Throughout your PA-RISC experience, you will be often told about consoles. This section aims at de-obfuscating what this word means and how to use said consoles.
In order to boot your PA-RISC system with the PA/Linux kernel, you must first set up a console. A console is basically the device where the kernel (and the firmware) will display its output, and where input can by sent to control the system at an early boot stage. You can use either graphic console, which requires having a monitor and a keyboard attached to the system, or serial console, which allows serial line communication between the system and another Linux machine, or any VT system.
If you don't know what the actual console of your box is, it's quite simple: find the place where first output is sent when the box is turned on (serial line or monitor output, if any), that is the console.
If you are trying to setup a PA-RISC workstation and have a monitor handy, the easiest method is to use graphic console. If you get into troubles, or are trying to configure a server, choose serial console.

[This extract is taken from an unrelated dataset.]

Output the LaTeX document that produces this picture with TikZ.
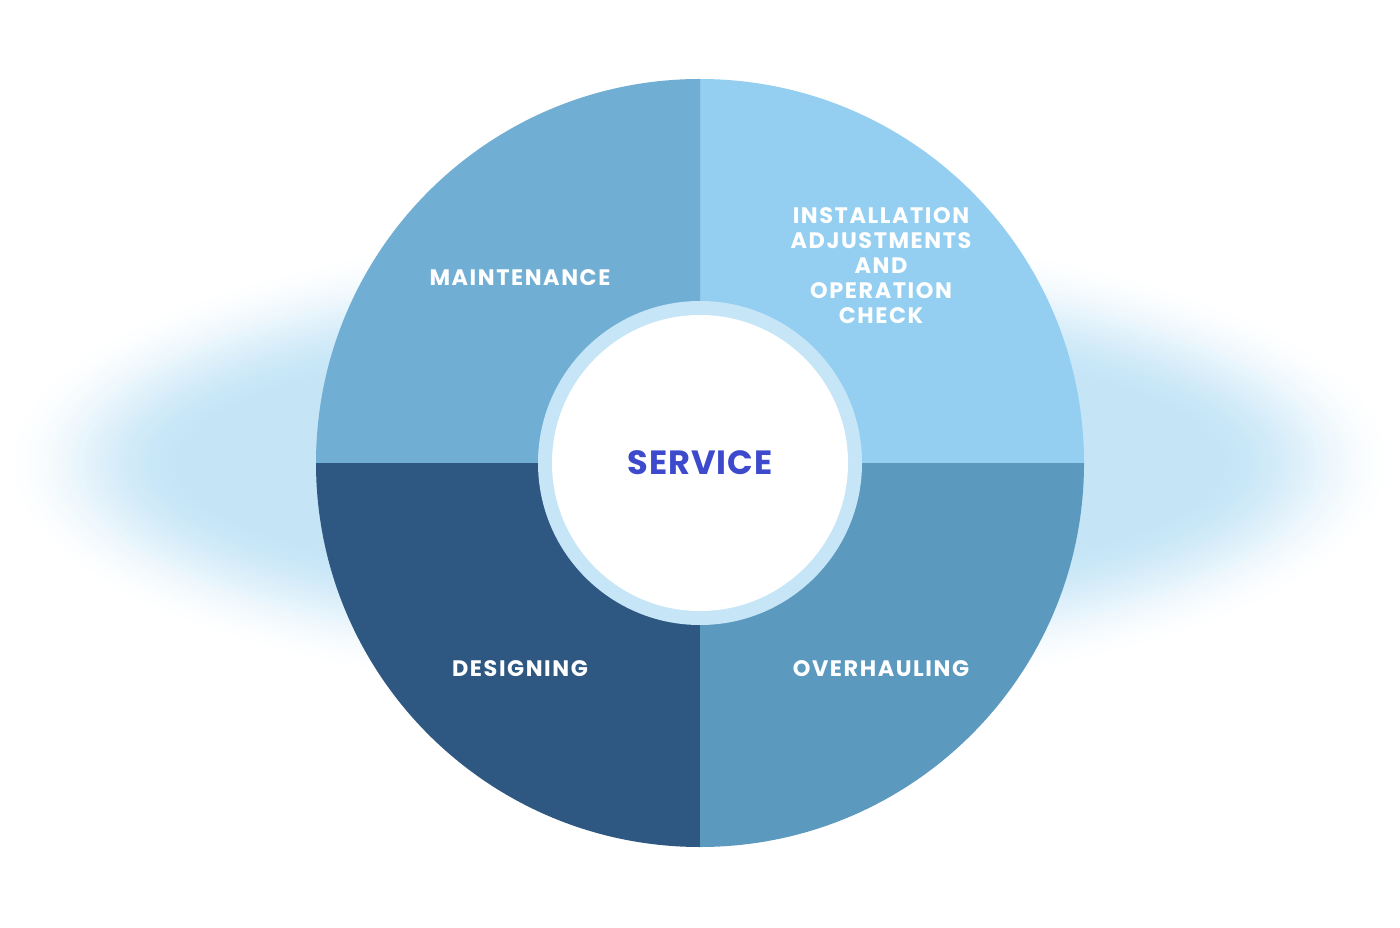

There are two ways to deal with the graphic console. If you think about bug-reporting any trouble, you must know how to differentiate both. First, the STI console is the classical video text console, like VGA on a common PC for example. This name is due to the fact that each PA-RISC box with graphical capabilities features the Standard Text Interface (STI) which defines some standardized ways to access the video memory. The other graphic console is the well known framebuffer console (which on HP-PA uses STI in a special manner, hence the name STIfb). In this case, when booting, you will see a characteristic little penguin appearing on the top-left corner. This is the easiest way to differentiate the two graphic modes.
Obviously, if you can use graphic console, it is the easiest way to proceed. Nevertheless, you must be sure that your hardware is supported.
The serial console is a good way to obtain all console messages, including the BCH ones. It is very useful for bug reports, as its output can be easily dumped. Moreover, most of the PA-RISC servers can only be managed with serial console.
Here is the procedure to setup serial console support.
To connect a PA-RISC machine to a PC's RS232 port, you need a 9-pin-to-9-pin female plugs null-modem cable. You should be able to obtain such a cable at your local computer hardware reseller. Obviously, you can also choose to connect the other end of the cable to a terminal (in this case it will probably need a 25-pin male plug). Anyway, the most practical method is to connect it to another box running minicom or cu, which makes all output easily available for further usage (dump report, session log, and so on).
In order to communicate with a PA-RISC machine on a serial line, you have to set it up in serial console mode (see below), and configure a serial communication program. We recommend minicom, which can be found in most Linux distributions. If you don't have minicom on your system, you can find the latest package on any major Linux software website.
Most of the minicom configuration is machine dependent. However, you must ensure that:
Don't worry too much as these are the default values on PA/Linux. If you are running minicom on a PC, you will probably need to change the baud rate.
It might prove useful that you learn how to manage the console mode on a PA-RISC box. The following section will explain the various operations regarding console modes.
Type: path console to see the current console mode.
If it's graphic console mode, it will return something like: 'Console path = graphic_1'.
If it's serial console, it will return: 'Console path = rs232_a.9600.8.none' or something similar.
To change to serial console mode, type the following command at the 'BOOT_ADMIN>' command prompt:
path console rs232_a.9600.8.none
or, like on B132L+
path console serial_1
Anyway, on most boxes if you try to setup an invalid path for the console, you will be warned and prompted again for a valid path. To verify that the console path has been correctly set, type path console. This should return something like 'Console path = rs232_a.9600.8.none', indicating that the system is now set up to boot using serial console, on RS232 port 'A'. If your machine has only one, this is OK, if not, take care to use the right one. reset will reboot your system with the new parameters.
Unfortunately, it is *normally* not possible. Although 712s are configured for in-house HP development to use serial, this cannot be set in BOOT_ADMIN. You will have to use graphic console on 712s. And why the hell would we use this beautiful 712 with serial console when we can have X on it?!
Anyway, if you feel like trying bleeding edge solutions, there is a tip at the PA/Linux mailing list archive. This explains how to change the console from an HP/UX ISL prompt. Since you actually need HP/UX to be able to do the serial trick, you can find a small HP/UX lifimage here: http://www.pateam.org/archive/uxbootlf. (See further Section 4.3 to learn how to netboot a lifimage). In fact, serial console on 712 is especially useful if you want to boot the box without having a keyboard attached to it, which is otherwise not possible.
Here is the procedure:
This is the reverse of the previous operation. By checking your console path, you should see 'Console path = rs232_a.9600.8.none'. Now, you can switch to the graphic mode by issuing the following command at 'BOOT_ADMIN>' prompt:
path console graphic_1
The actual switch will happen after a reset. If the monitor does not seem to work properly, try to press the Tab key (on the keyboard attached to the box of course) at the beginning of the boot sequence to change the resolution of the display. By pressing this key, the monitor resolution cycles from one to another.